Problem statement: Below is some material; set it all down exactly, apart from the pictures.

Dataset extract:

--- START ---

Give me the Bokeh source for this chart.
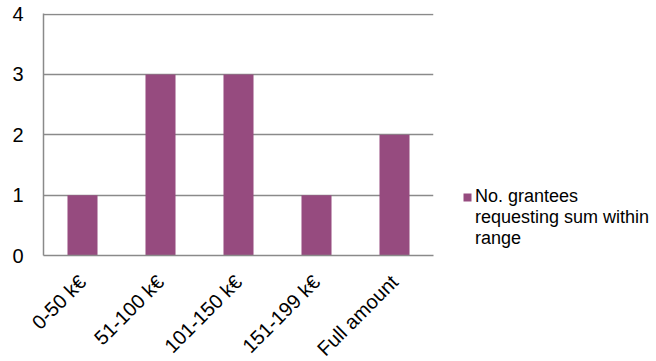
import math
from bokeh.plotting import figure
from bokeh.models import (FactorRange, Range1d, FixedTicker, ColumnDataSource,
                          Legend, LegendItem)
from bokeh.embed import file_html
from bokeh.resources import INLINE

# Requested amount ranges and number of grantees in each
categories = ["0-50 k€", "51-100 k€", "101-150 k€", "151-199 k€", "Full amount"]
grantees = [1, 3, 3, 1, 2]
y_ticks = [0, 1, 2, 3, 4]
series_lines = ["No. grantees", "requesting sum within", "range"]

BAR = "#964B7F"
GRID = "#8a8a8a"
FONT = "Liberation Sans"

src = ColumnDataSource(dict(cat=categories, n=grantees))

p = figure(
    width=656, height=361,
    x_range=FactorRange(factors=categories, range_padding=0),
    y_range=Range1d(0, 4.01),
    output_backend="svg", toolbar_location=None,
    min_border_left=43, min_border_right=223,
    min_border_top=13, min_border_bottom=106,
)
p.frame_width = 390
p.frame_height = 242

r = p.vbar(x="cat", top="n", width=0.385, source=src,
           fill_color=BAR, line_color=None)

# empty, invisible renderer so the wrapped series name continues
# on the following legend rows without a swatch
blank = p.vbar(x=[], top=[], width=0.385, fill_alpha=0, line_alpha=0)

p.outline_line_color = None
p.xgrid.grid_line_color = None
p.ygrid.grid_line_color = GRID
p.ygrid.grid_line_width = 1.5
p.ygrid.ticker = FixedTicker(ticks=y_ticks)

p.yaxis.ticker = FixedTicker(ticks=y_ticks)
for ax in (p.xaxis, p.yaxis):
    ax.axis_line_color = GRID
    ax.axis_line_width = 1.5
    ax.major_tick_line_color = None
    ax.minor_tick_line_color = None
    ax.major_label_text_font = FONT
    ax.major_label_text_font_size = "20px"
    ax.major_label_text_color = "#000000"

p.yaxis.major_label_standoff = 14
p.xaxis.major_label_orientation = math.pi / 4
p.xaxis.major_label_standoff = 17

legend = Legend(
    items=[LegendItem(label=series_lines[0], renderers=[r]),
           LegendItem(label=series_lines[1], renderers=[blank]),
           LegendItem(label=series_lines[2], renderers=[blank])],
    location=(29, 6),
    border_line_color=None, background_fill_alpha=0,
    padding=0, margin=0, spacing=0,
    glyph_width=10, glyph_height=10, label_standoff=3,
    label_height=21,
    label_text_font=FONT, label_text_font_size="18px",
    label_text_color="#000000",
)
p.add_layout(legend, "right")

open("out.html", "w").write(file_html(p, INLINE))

--- END ---

Exercise output:
Give me the Bokeh source for this chart.
import math
from bokeh.plotting import figure
from bokeh.models import (FactorRange, Range1d, FixedTicker, ColumnDataSource,
                          Legend, LegendItem)
from bokeh.embed import file_html
from bokeh.resources import INLINE

# Requested amount ranges and number of grantees in each
categories = ["0-50 k€", "51-100 k€", "101-150 k€", "151-199 k€", "Full amount"]
grantees = [1, 3, 3, 1, 2]
y_ticks = [0, 1, 2, 3, 4]
series_lines = ["No. grantees", "requesting sum within", "range"]

BAR = "#964B7F"
GRID = "#8a8a8a"
FONT = "Liberation Sans"

src = ColumnDataSource(dict(cat=categories, n=grantees))

p = figure(
    width=656, height=361,
    x_range=FactorRange(factors=categories, range_padding=0),
    y_range=Range1d(0, 4.01),
    output_backend="svg", toolbar_location=None,
    min_border_left=43, min_border_right=223,
    min_border_top=13, min_border_bottom=106,
)
p.frame_width = 390
p.frame_height = 242

r = p.vbar(x="cat", top="n", width=0.385, source=src,
           fill_color=BAR, line_color=None)

# empty, invisible renderer so the wrapped series name continues
# on the following legend rows without a swatch
blank = p.vbar(x=[], top=[], width=0.385, fill_alpha=0, line_alpha=0)

p.outline_line_color = None
p.xgrid.grid_line_color = None
p.ygrid.grid_line_color = GRID
p.ygrid.grid_line_width = 1.5
p.ygrid.ticker = FixedTicker(ticks=y_ticks)

p.yaxis.ticker = FixedTicker(ticks=y_ticks)
for ax in (p.xaxis, p.yaxis):
    ax.axis_line_color = GRID
    ax.axis_line_width = 1.5
    ax.major_tick_line_color = None
    ax.minor_tick_line_color = None
    ax.major_label_text_font = FONT
    ax.major_label_text_font_size = "20px"
    ax.major_label_text_color = "#000000"

p.yaxis.major_label_standoff = 14
p.xaxis.major_label_orientation = math.pi / 4
p.xaxis.major_label_standoff = 17

legend = Legend(
    items=[LegendItem(label=series_lines[0], renderers=[r]),
           LegendItem(label=series_lines[1], renderers=[blank]),
           LegendItem(label=series_lines[2], renderers=[blank])],
    location=(29, 6),
    border_line_color=None, background_fill_alpha=0,
    padding=0, margin=0, spacing=0,
    glyph_width=10, glyph_height=10, label_standoff=3,
    label_height=21,
    label_text_font=FONT, label_text_font_size="18px",
    label_text_color="#000000",
)
p.add_layout(legend, "right")

open("out.html", "w").write(file_html(p, INLINE))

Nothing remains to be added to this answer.